Quote all lines below exactly. Images stay out.
------ Data ------
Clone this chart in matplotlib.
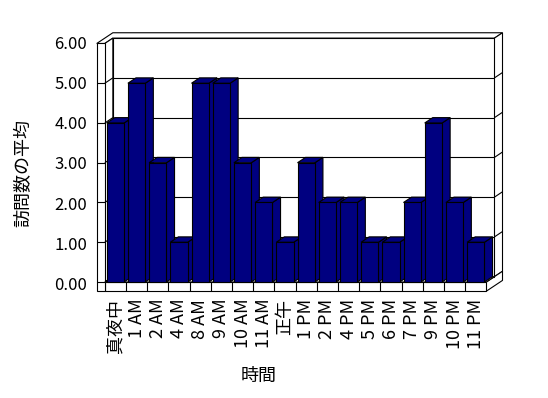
import numpy as np
import matplotlib
matplotlib.use("Agg")
import matplotlib.pyplot as plt
from matplotlib.patches import Polygon

plt.rcParams['font.family'] = ['Noto Sans CJK JP', 'DejaVu Sans']

# data
hours = ['真夜中', '1 AM', '2 AM', '4 AM', '8 AM', '9 AM', '10 AM', '11 AM', '正午',
         '1 PM', '2 PM', '4 PM', '5 PM', '6 PM', '7 PM', '9 PM', '10 PM', '11 PM']
visits = [4, 5, 3, 1, 5, 5, 3, 2, 1, 3, 2, 2, 1, 1, 2, 4, 2, 1]
yticks = [0, 1, 2, 3, 4, 5, 6]
y_title = '訪問数の平均'
x_title = '時間'

navy = '#000080'
lw = 0.8

fig = plt.figure(figsize=(5.48, 3.98), dpi=100)
ax = fig.add_axes([0, 0, 1, 1])
ax.set_xlim(-5.443, 20.406)
ax.set_ylim(-2.918, 7.094)
ax.axis('off')

n = len(hours)
ymax = yticks[-1]
L, R = -0.5, n - 0.5
dx, dy = 0.38, 0.135   # depth offset of the pseudo-3d box
t = dx                  # side wall thickness
fl = 0.23               # floor thickness


def poly(pts, z, fc='white'):
    ax.add_patch(Polygon(pts, closed=True, facecolor=fc, edgecolor='black',
                         lw=lw, zorder=z, joinstyle='miter'))


def seg(p, q, z):
    ax.plot([p[0], q[0]], [p[1], q[1]], color='black', lw=lw, zorder=z,
            solid_capstyle='butt')


# walls and floor
poly([(L - t, ymax), (L + dx, ymax + 2 * dy), (R + 2 * dx, ymax + 2 * dy),
      (R + dx, ymax + dy), (L + dx, ymax + dy), (L, ymax)], 1)
poly([(R + dx, ymax + dy), (R + 2 * dx, ymax + 2 * dy), (R + 2 * dx, 2 * dy),
      (R + dx, dy)], 1)
poly([(R, -fl), (R, 0), (R + dx, dy), (R + 2 * dx, 2 * dy),
      (R + 2 * dx, -fl + 2 * dy)], 1)
poly([(L + dx, dy), (R + dx, dy), (R + dx, ymax + dy), (L + dx, ymax + dy)], 1)
poly([(L, 0), (L, ymax), (L + dx, ymax + dy), (L + dx, dy)], 1)
poly([(L, 0), (R, 0), (R + dx, dy), (L + dx, dy)], 1)
poly([(L, -fl), (R, -fl), (R, 0), (L, 0)], 1)
poly([(L - t, -fl), (L - t, ymax), (L, ymax), (L, -fl)], 1)

for v in yticks[1:-1]:
    seg((L + dx, v + dy), (R + dx, v + dy), 2)
    seg((R + dx, v + dy), (R + 2 * dx, v + 2 * dy), 2)
for v in yticks[:-1]:
    seg((L, v), (L + dx, v + dy), 2)
    seg((L - t, v), (L, v), 2)
for k in range(1, n):
    seg((L + k, -fl), (L + k, 0), 2)

# bars
x = np.arange(n)
w = 0.82
bars = ax.bar(x, visits, width=w, color=navy, edgecolor='black', lw=lw)
for i, (b, v) in enumerate(zip(bars, visits)):
    xr = x[i] + w / 2
    xl = x[i] - w / 2
    poly([(xr, 0), (xr, v), (xr + dx, v + dy), (xr + dx, dy)], 10 + 3 * i, navy)
    poly([(xl, v), (xr, v), (xr + dx, v + dy), (xl + dx, v + dy)], 11 + 3 * i, navy)
    b.set_zorder(12 + 3 * i)

# labels
for v in yticks:
    ax.text(L - t - 0.45, v - 0.05 * (6 - v) / 6 - 0.03, f'{v:.2f}', ha='right',
            va='center', fontsize=12)
for i, h in enumerate(hours):
    ax.text(x[i], -0.42, h, rotation=90, ha='center', va='top', fontsize=13)
ax.text(6.77, -2.37, x_title, ha='center', va='center', fontsize=13)
ax.text(-4.36, 2.73, y_title, rotation=90, ha='center', va='center', fontsize=13)

fig.savefig('out.png', dpi=100)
------
Task output:
Clone this chart in matplotlib.
import numpy as np
import matplotlib
matplotlib.use("Agg")
import matplotlib.pyplot as plt
from matplotlib.patches import Polygon

plt.rcParams['font.family'] = ['Noto Sans CJK JP', 'DejaVu Sans']

# data
hours = ['真夜中', '1 AM', '2 AM', '4 AM', '8 AM', '9 AM', '10 AM', '11 AM', '正午',
         '1 PM', '2 PM', '4 PM', '5 PM', '6 PM', '7 PM', '9 PM', '10 PM', '11 PM']
visits = [4, 5, 3, 1, 5, 5, 3, 2, 1, 3, 2, 2, 1, 1, 2, 4, 2, 1]
yticks = [0, 1, 2, 3, 4, 5, 6]
y_title = '訪問数の平均'
x_title = '時間'

navy = '#000080'
lw = 0.8

fig = plt.figure(figsize=(5.48, 3.98), dpi=100)
ax = fig.add_axes([0, 0, 1, 1])
ax.set_xlim(-5.443, 20.406)
ax.set_ylim(-2.918, 7.094)
ax.axis('off')

n = len(hours)
ymax = yticks[-1]
L, R = -0.5, n - 0.5
dx, dy = 0.38, 0.135   # depth offset of the pseudo-3d box
t = dx                  # side wall thickness
fl = 0.23               # floor thickness


def poly(pts, z, fc='white'):
    ax.add_patch(Polygon(pts, closed=True, facecolor=fc, edgecolor='black',
                         lw=lw, zorder=z, joinstyle='miter'))


def seg(p, q, z):
    ax.plot([p[0], q[0]], [p[1], q[1]], color='black', lw=lw, zorder=z,
            solid_capstyle='butt')


# walls and floor
poly([(L - t, ymax), (L + dx, ymax + 2 * dy), (R + 2 * dx, ymax + 2 * dy),
      (R + dx, ymax + dy), (L + dx, ymax + dy), (L, ymax)], 1)
poly([(R + dx, ymax + dy), (R + 2 * dx, ymax + 2 * dy), (R + 2 * dx, 2 * dy),
      (R + dx, dy)], 1)
poly([(R, -fl), (R, 0), (R + dx, dy), (R + 2 * dx, 2 * dy),
      (R + 2 * dx, -fl + 2 * dy)], 1)
poly([(L + dx, dy), (R + dx, dy), (R + dx, ymax + dy), (L + dx, ymax + dy)], 1)
poly([(L, 0), (L, ymax), (L + dx, ymax + dy), (L + dx, dy)], 1)
poly([(L, 0), (R, 0), (R + dx, dy), (L + dx, dy)], 1)
poly([(L, -fl), (R, -fl), (R, 0), (L, 0)], 1)
poly([(L - t, -fl), (L - t, ymax), (L, ymax), (L, -fl)], 1)

for v in yticks[1:-1]:
    seg((L + dx, v + dy), (R + dx, v + dy), 2)
    seg((R + dx, v + dy), (R + 2 * dx, v + 2 * dy), 2)
for v in yticks[:-1]:
    seg((L, v), (L + dx, v + dy), 2)
    seg((L - t, v), (L, v), 2)
for k in range(1, n):
    seg((L + k, -fl), (L + k, 0), 2)

# bars
x = np.arange(n)
w = 0.82
bars = ax.bar(x, visits, width=w, color=navy, edgecolor='black', lw=lw)
for i, (b, v) in enumerate(zip(bars, visits)):
    xr = x[i] + w / 2
    xl = x[i] - w / 2
    poly([(xr, 0), (xr, v), (xr + dx, v + dy), (xr + dx, dy)], 10 + 3 * i, navy)
    poly([(xl, v), (xr, v), (xr + dx, v + dy), (xl + dx, v + dy)], 11 + 3 * i, navy)
    b.set_zorder(12 + 3 * i)

# labels
for v in yticks:
    ax.text(L - t - 0.45, v - 0.05 * (6 - v) / 6 - 0.03, f'{v:.2f}', ha='right',
            va='center', fontsize=12)
for i, h in enumerate(hours):
    ax.text(x[i], -0.42, h, rotation=90, ha='center', va='top', fontsize=13)
ax.text(6.77, -2.37, x_title, ha='center', va='center', fontsize=13)
ax.text(-4.36, 2.73, y_title, rotation=90, ha='center', va='center', fontsize=13)

fig.savefig('out.png', dpi=100)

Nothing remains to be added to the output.